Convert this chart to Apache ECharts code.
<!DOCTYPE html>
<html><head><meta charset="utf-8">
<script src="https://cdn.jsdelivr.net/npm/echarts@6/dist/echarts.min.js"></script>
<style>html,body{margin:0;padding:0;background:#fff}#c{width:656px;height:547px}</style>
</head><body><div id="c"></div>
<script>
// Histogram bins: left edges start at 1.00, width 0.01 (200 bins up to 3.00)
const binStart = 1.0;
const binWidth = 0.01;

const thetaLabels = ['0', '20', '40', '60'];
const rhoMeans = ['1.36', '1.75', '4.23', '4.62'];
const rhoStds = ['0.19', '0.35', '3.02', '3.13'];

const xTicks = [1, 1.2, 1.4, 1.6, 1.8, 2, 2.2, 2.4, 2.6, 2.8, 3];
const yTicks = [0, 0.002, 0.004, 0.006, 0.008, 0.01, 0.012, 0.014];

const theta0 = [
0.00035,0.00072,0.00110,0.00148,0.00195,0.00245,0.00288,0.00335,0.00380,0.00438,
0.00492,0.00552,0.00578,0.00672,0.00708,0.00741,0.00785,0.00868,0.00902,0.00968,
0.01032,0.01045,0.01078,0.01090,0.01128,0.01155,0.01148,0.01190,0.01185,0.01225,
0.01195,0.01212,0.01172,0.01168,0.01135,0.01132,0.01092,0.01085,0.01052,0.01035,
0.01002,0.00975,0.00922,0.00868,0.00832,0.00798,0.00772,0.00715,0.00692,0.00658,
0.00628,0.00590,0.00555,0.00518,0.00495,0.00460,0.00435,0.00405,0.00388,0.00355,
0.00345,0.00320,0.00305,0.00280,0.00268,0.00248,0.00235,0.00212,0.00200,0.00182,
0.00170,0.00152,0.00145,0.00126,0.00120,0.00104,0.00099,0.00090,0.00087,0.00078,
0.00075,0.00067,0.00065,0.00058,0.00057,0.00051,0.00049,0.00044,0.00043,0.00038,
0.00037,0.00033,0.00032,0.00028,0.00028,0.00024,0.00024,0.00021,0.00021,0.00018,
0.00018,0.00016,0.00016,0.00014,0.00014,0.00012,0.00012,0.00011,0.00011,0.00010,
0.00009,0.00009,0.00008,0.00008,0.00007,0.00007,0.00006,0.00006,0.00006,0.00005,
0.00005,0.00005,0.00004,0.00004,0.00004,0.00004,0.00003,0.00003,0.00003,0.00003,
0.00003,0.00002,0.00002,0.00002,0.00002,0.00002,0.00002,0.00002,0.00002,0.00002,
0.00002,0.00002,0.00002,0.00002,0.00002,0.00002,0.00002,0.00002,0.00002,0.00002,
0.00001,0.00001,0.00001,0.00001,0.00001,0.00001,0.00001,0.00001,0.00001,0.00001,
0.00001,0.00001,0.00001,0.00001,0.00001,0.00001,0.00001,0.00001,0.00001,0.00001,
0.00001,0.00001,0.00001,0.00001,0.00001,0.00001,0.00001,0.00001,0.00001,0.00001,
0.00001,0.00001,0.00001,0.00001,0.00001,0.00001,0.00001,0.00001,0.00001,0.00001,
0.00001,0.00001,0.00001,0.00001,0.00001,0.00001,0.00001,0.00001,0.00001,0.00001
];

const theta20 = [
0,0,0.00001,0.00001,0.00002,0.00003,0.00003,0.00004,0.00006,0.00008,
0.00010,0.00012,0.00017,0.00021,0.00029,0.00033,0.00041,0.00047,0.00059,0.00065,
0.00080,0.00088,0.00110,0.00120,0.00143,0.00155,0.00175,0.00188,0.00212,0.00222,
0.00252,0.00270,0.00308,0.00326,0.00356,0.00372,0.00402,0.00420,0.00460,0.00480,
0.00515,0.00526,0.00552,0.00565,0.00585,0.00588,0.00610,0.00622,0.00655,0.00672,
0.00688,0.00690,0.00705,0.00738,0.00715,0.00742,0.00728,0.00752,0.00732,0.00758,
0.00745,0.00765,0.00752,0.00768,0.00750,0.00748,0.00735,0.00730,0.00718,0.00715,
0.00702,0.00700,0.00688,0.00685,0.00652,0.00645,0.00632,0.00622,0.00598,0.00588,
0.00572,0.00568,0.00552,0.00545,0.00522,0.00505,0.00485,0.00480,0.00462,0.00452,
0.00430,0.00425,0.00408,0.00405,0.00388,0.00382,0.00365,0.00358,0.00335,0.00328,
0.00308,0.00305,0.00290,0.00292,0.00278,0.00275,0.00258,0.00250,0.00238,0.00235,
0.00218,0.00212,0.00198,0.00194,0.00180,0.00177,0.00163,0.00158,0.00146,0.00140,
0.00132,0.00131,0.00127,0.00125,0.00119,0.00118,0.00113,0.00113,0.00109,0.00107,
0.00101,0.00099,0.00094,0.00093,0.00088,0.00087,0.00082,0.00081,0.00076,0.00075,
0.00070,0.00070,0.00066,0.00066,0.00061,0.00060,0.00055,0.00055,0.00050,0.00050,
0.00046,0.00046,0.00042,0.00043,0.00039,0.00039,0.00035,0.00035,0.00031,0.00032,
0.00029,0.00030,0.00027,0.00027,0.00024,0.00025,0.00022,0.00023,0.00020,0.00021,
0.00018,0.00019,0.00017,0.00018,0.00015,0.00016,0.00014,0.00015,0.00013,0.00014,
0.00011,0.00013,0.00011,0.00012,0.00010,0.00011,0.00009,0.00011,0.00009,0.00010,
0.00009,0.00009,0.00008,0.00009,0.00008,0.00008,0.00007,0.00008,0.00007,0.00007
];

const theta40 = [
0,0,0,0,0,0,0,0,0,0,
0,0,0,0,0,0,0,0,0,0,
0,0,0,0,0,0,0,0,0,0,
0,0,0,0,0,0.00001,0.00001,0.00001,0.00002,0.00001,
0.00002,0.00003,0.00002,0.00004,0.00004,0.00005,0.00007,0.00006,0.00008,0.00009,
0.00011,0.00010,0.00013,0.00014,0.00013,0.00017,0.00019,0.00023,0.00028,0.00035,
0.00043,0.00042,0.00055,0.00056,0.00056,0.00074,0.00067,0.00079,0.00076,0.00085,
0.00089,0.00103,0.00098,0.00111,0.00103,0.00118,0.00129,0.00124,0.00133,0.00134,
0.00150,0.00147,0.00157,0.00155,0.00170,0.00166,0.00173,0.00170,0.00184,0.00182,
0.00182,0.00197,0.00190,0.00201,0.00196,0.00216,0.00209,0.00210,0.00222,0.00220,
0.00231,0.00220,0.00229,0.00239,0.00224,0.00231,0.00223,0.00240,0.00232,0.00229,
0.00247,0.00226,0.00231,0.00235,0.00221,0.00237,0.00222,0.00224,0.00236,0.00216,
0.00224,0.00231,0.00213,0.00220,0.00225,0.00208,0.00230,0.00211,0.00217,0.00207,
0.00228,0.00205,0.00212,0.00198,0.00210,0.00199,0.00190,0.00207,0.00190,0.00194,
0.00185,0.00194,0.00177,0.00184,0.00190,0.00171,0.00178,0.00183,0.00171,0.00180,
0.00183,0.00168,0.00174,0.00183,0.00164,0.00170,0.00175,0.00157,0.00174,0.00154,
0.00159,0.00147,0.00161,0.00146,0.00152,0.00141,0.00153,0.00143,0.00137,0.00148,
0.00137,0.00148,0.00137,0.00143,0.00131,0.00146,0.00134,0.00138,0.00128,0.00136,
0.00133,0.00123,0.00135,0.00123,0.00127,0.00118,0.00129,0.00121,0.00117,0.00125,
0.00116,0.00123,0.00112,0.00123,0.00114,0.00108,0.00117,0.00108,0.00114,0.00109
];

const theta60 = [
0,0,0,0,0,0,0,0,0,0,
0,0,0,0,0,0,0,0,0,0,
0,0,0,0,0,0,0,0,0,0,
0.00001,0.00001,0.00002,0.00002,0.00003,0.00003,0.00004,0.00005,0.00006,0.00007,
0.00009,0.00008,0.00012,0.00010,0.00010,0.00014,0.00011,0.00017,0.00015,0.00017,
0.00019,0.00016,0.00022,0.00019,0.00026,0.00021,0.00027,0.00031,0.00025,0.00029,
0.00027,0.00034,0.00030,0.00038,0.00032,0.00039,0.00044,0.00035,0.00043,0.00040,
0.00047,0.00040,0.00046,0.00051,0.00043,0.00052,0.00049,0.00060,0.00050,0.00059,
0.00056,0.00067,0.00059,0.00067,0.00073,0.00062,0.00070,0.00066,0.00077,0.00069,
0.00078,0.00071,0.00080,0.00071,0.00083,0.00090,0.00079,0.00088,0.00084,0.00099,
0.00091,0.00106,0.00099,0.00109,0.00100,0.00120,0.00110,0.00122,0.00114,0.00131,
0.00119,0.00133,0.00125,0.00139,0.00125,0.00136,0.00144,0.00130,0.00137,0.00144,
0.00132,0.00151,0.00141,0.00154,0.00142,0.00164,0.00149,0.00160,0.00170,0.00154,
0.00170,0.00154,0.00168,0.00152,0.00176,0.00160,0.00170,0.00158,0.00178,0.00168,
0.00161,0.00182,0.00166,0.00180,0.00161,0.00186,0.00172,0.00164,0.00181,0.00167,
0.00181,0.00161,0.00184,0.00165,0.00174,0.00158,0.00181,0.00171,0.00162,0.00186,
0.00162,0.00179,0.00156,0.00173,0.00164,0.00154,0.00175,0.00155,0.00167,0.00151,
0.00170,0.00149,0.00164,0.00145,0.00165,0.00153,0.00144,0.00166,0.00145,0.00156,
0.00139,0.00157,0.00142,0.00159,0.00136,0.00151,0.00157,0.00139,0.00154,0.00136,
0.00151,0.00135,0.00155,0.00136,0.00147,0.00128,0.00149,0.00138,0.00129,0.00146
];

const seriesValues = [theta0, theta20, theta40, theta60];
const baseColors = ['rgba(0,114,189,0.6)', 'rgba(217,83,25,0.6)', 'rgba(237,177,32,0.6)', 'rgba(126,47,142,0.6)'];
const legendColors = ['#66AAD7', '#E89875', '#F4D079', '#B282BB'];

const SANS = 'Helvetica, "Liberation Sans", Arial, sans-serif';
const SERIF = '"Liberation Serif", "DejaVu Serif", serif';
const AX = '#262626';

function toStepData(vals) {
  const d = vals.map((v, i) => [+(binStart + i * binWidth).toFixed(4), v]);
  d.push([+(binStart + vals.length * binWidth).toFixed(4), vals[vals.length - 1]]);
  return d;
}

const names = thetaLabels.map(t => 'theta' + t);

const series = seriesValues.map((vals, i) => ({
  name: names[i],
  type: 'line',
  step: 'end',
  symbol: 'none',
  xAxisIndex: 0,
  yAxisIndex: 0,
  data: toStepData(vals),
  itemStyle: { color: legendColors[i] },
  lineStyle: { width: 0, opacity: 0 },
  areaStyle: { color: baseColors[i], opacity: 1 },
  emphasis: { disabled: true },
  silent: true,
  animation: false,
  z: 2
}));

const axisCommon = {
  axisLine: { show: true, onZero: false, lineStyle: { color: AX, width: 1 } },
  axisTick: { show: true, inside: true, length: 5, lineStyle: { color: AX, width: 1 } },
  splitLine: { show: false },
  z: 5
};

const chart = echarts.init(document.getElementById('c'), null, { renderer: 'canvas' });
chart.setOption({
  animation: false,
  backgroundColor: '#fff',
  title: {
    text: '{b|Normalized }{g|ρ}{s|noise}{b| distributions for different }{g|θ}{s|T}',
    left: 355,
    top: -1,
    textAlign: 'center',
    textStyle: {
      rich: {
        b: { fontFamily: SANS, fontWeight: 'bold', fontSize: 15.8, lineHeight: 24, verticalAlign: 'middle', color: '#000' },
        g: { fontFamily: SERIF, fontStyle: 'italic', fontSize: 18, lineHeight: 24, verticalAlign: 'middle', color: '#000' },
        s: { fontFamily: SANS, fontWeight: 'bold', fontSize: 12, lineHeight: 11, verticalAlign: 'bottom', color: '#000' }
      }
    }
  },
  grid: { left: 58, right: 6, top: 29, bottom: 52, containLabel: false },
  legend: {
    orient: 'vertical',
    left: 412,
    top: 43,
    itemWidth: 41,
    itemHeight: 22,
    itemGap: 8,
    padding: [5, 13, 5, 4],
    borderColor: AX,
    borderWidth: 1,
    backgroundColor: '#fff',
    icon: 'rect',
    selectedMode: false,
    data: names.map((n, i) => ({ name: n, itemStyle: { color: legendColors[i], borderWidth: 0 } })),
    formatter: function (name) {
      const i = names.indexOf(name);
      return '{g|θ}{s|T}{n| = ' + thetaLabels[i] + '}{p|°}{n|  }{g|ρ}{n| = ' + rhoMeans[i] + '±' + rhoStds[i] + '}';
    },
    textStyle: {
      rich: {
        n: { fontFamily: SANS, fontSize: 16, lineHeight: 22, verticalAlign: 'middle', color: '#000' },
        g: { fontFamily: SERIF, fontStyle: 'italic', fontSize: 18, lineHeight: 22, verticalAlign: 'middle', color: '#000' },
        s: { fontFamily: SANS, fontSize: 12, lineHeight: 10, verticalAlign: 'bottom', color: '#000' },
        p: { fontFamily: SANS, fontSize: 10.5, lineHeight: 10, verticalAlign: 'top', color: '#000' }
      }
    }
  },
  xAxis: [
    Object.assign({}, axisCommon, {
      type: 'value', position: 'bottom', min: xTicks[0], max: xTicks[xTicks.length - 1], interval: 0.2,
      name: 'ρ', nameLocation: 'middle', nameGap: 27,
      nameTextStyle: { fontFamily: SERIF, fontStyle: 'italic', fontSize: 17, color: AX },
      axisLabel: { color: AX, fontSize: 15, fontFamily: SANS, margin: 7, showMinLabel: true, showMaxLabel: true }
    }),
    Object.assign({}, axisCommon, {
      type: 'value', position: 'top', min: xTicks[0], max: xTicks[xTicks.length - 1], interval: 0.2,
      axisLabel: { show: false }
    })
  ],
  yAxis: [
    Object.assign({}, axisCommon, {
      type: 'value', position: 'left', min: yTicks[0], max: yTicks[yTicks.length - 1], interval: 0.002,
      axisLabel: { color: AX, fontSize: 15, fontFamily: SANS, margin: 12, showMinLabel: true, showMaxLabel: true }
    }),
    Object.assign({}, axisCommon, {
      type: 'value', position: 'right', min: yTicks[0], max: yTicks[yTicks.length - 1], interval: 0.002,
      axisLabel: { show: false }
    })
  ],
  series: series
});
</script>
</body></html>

...

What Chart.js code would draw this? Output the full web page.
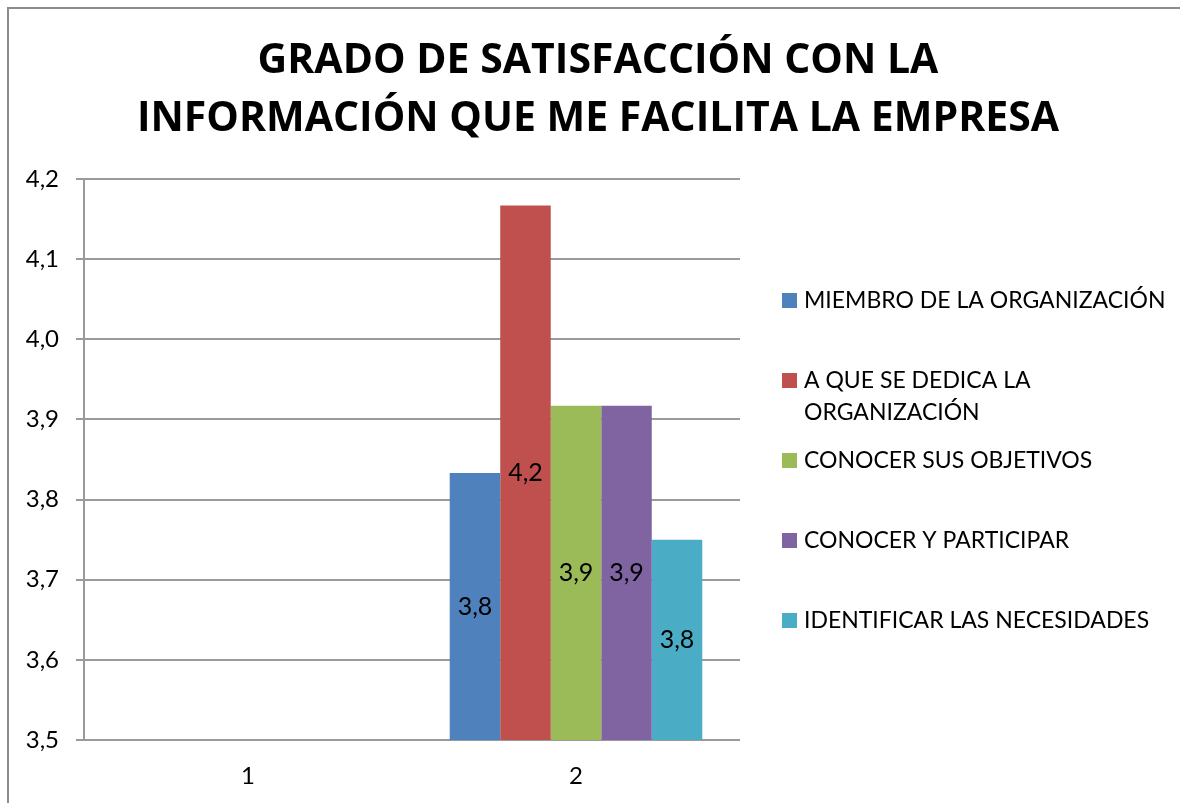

■ **Goal of the exercise**: Within the data above, pick out all lines holding the word "code".

■ **Solution for this task**:
Convert this chart to Apache ECharts code.
What Chart.js code would draw this? Output the full web page.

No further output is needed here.